* **RECORDS FOR THE TASK**
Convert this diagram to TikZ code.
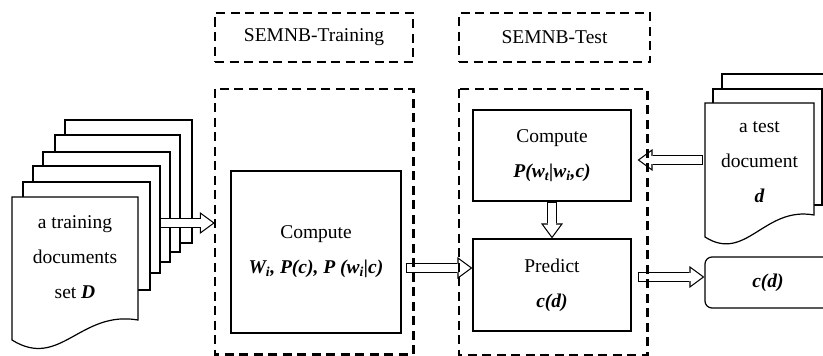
\documentclass[tikz,border=0pt]{standalone}
\usepackage{fontspec}
\setmainfont{Liberation Serif}
\usetikzlibrary{arrows.meta,calc}

\tikzset{
  dashbox/.style={draw, line width=2.6pt, dash pattern=on 9pt off 5.5pt, inner sep=0pt},
  dashline/.style={line width=2.6pt, dash pattern=on 9pt off 5.5pt},
  procbox/.style={draw, line width=1.2pt, inner sep=0pt, align=center},
  page/.style={draw, line width=1.2pt, fill=white},
  blockarrow/.style={line width=10pt, -{Triangle[length=15pt, width=22pt, line width=0pt]},
    postaction={draw=white, line width=7.6pt, shorten <=1.2pt, shorten >=2pt,
      -{Triangle[length=11.8pt, width=17.3pt, line width=0pt]}}}
}
\newcommand{\bi}[1]{\textbf{\textit{#1}}}

\begin{document}
\begin{tikzpicture}[x=1pt, y=-1pt, font=\fontsize{19.5}{35}\selectfont]
\useasboundingbox (0,0) rectangle (823,356);

% headers
\node[dashbox, minimum width=198pt, minimum height=49pt] (trainhead) at (314,37.5) {SEMNB-Training};
\node[dashbox, minimum width=191pt, minimum height=49pt] (testhead) at (554.5,37.5) {SEMNB-Test};

% areas (borders drawn last)
\node[inner sep=0pt, minimum width=198pt, minimum height=265pt] (trainarea) at (314,221.5) {};
\node[inner sep=0pt, minimum width=188pt, minimum height=266pt] (testarea) at (553,222) {};

% process boxes
\node[procbox, minimum width=170pt, minimum height=162pt] (train) at (316,252)
  {Compute\\\bi{W\textsubscript{i}, P(c), P (w\textsubscript{i}|c)}};
\node[procbox, minimum width=158pt, minimum height=91pt] (tcomp) at (552,155.5)
  {Compute\\\bi{P(w\textsubscript{t}|w\textsubscript{i},c)}};
\node[procbox, minimum width=158pt, minimum height=92pt] (predict) at (552,285)
  {Predict\\\bi{c(d)}};
\node[procbox, rounded corners=7pt, minimum width=126pt, minimum height=51pt] (result) at (768,282.5)
  {\bi{c(d)}};

% training documents
\foreach \l/\t/\r/\b in {65/120/192/243, 55/135/180/252, 43/152/170/262, 33/166/160/273, 23/182/150/290}
  \draw[page] (\l,\t) rectangle (\r,\b);
\draw[page] (12,340) .. controls (60,370) and (80,310) .. (138,320) -- (138,197) -- (12,197) -- cycle;
\node[align=center] (docs) at (75,257) {a training\\documents\\set \bi{D}};

% test document
\draw[page] (722,74) rectangle (831,190);
\draw[page] (713,89) rectangle (822,205);
\draw[page] (705,237) .. controls (746,263) and (764,206) .. (814,215) -- (814,103) -- (705,103) -- cycle;
\node[align=center] (tdoc) at (759.5,162) {a test\\document\\\bi{d}};

% arrows
\coordinate (docsout) at (160,223);
\coordinate (tdocin) at (703,160);
\coordinate (t1) at ([yshift=-16pt]train.east);
\coordinate (c1) at ([yshift=-4.5pt]tcomp.east);
\coordinate (p1) at ([yshift=8pt]predict.east);
\draw[blockarrow] (docsout) -- (docsout -| trainarea.west);
\draw[blockarrow] ([xshift=4pt]t1) -- (t1 -| predict.west);
\draw[blockarrow] (tdocin) -- ([xshift=6pt]c1);
\draw[blockarrow] (tcomp.south) -- (predict.north);
\draw[blockarrow] ([xshift=6pt]p1) -- (p1 -| result.west);

% area borders
\draw[dashline] (trainarea.north west) rectangle (trainarea.south east);
\draw[dashline] (testarea.north west) rectangle (testarea.south east);
\end{tikzpicture}
\end{document}
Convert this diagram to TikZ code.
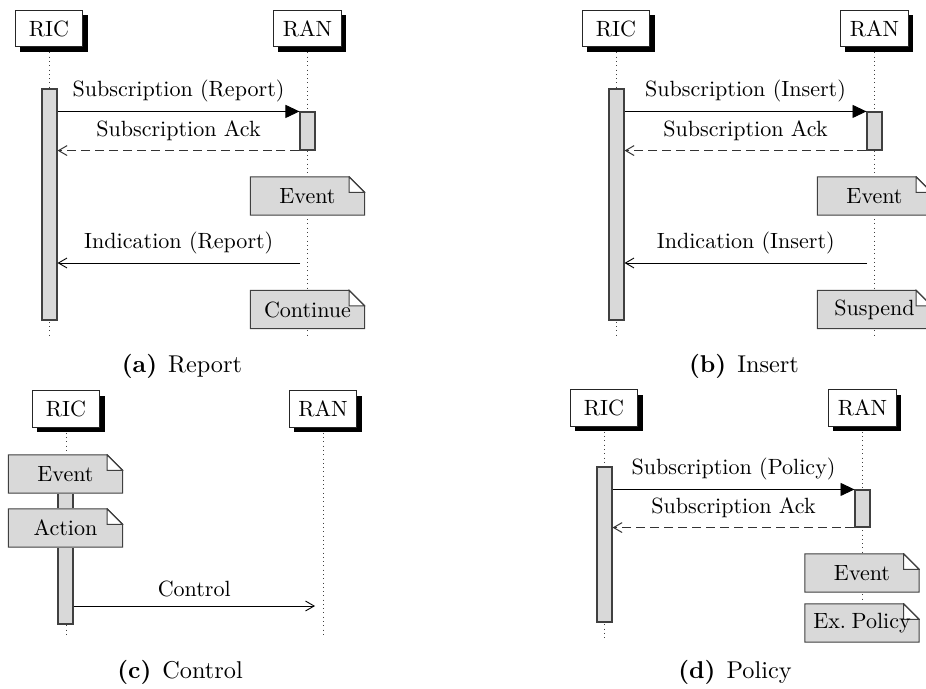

* **WHAT TO DO**
Copy each line above precisely, dropping the pictures.

* **SOLUTION**
Convert this diagram to TikZ code.
\documentclass[tikz,border=0pt]{standalone}
\usepackage{fontspec}
\setmainfont{Liberation Serif}
\usetikzlibrary{arrows.meta,calc}

\tikzset{
  dashbox/.style={draw, line width=2.6pt, dash pattern=on 9pt off 5.5pt, inner sep=0pt},
  dashline/.style={line width=2.6pt, dash pattern=on 9pt off 5.5pt},
  procbox/.style={draw, line width=1.2pt, inner sep=0pt, align=center},
  page/.style={draw, line width=1.2pt, fill=white},
  blockarrow/.style={line width=10pt, -{Triangle[length=15pt, width=22pt, line width=0pt]},
    postaction={draw=white, line width=7.6pt, shorten <=1.2pt, shorten >=2pt,
      -{Triangle[length=11.8pt, width=17.3pt, line width=0pt]}}}
}
\newcommand{\bi}[1]{\textbf{\textit{#1}}}

\begin{document}
\begin{tikzpicture}[x=1pt, y=-1pt, font=\fontsize{19.5}{35}\selectfont]
\useasboundingbox (0,0) rectangle (823,356);

% headers
\node[dashbox, minimum width=198pt, minimum height=49pt] (trainhead) at (314,37.5) {SEMNB-Training};
\node[dashbox, minimum width=191pt, minimum height=49pt] (testhead) at (554.5,37.5) {SEMNB-Test};

% areas (borders drawn last)
\node[inner sep=0pt, minimum width=198pt, minimum height=265pt] (trainarea) at (314,221.5) {};
\node[inner sep=0pt, minimum width=188pt, minimum height=266pt] (testarea) at (553,222) {};

% process boxes
\node[procbox, minimum width=170pt, minimum height=162pt] (train) at (316,252)
  {Compute\\\bi{W\textsubscript{i}, P(c), P (w\textsubscript{i}|c)}};
\node[procbox, minimum width=158pt, minimum height=91pt] (tcomp) at (552,155.5)
  {Compute\\\bi{P(w\textsubscript{t}|w\textsubscript{i},c)}};
\node[procbox, minimum width=158pt, minimum height=92pt] (predict) at (552,285)
  {Predict\\\bi{c(d)}};
\node[procbox, rounded corners=7pt, minimum width=126pt, minimum height=51pt] (result) at (768,282.5)
  {\bi{c(d)}};

% training documents
\foreach \l/\t/\r/\b in {65/120/192/243, 55/135/180/252, 43/152/170/262, 33/166/160/273, 23/182/150/290}
  \draw[page] (\l,\t) rectangle (\r,\b);
\draw[page] (12,340) .. controls (60,370) and (80,310) .. (138,320) -- (138,197) -- (12,197) -- cycle;
\node[align=center] (docs) at (75,257) {a training\\documents\\set \bi{D}};

% test document
\draw[page] (722,74) rectangle (831,190);
\draw[page] (713,89) rectangle (822,205);
\draw[page] (705,237) .. controls (746,263) and (764,206) .. (814,215) -- (814,103) -- (705,103) -- cycle;
\node[align=center] (tdoc) at (759.5,162) {a test\\document\\\bi{d}};

% arrows
\coordinate (docsout) at (160,223);
\coordinate (tdocin) at (703,160);
\coordinate (t1) at ([yshift=-16pt]train.east);
\coordinate (c1) at ([yshift=-4.5pt]tcomp.east);
\coordinate (p1) at ([yshift=8pt]predict.east);
\draw[blockarrow] (docsout) -- (docsout -| trainarea.west);
\draw[blockarrow] ([xshift=4pt]t1) -- (t1 -| predict.west);
\draw[blockarrow] (tdocin) -- ([xshift=6pt]c1);
\draw[blockarrow] (tcomp.south) -- (predict.north);
\draw[blockarrow] ([xshift=6pt]p1) -- (p1 -| result.west);

% area borders
\draw[dashline] (trainarea.north west) rectangle (trainarea.south east);
\draw[dashline] (testarea.north west) rectangle (testarea.south east);
\end{tikzpicture}
\end{document}
Convert this diagram to TikZ code.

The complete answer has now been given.